Complete Real Time Solution of the General Nonlinear Filtering Problem without Memory

TL;DR

This paper presents a real-time, memoryless algorithm for solving the general nonlinear filtering problem by extending previous methods, with proven convergence, error estimates, and numerical validation.

Contribution

It extends existing algorithms to handle the most general nonlinear filtering cases with explicit time dependence and matrix-valued noise variances.

Findings

Algorithm converges to the true solution in L^1 sense.

Error estimates for the approximation are provided.
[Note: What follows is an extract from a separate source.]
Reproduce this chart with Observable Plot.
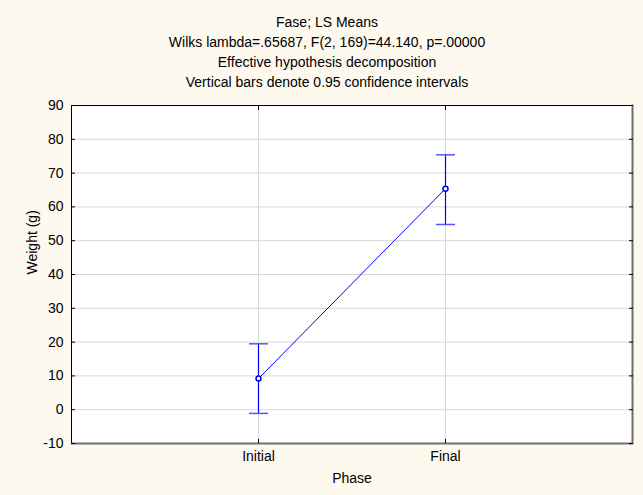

Numerical simulations demonstrate the algorithm's feasibility and efficiency.

Abstract

It is well known that the nonlinear filtering problem has important applications in both military and civil industries. The central problem of nonlinear filtering is to solve the Duncan-Mortensen-Zakai (DMZ) equation in real time and in a memoryless manner. In this paper, we shall extend the algorithm developed previously by S.-T. Yau and the second author to the most general setting of nonlinear filterings, where the explicit time-dependence is in the drift term, observation term, and the variance of the noises could be a matrix of functions of both time and the states. To preserve the off-line virture of the algorithm, necessary modifications are illustrated clearly. Moreover, it is shown rigorously that the approximated solution obtained by the algorithm converges to the real solution in the $L^1$ sense. And the precise error has been estimated. Finally, the numerical simulation support the feasibility and efficiency of our algorithm.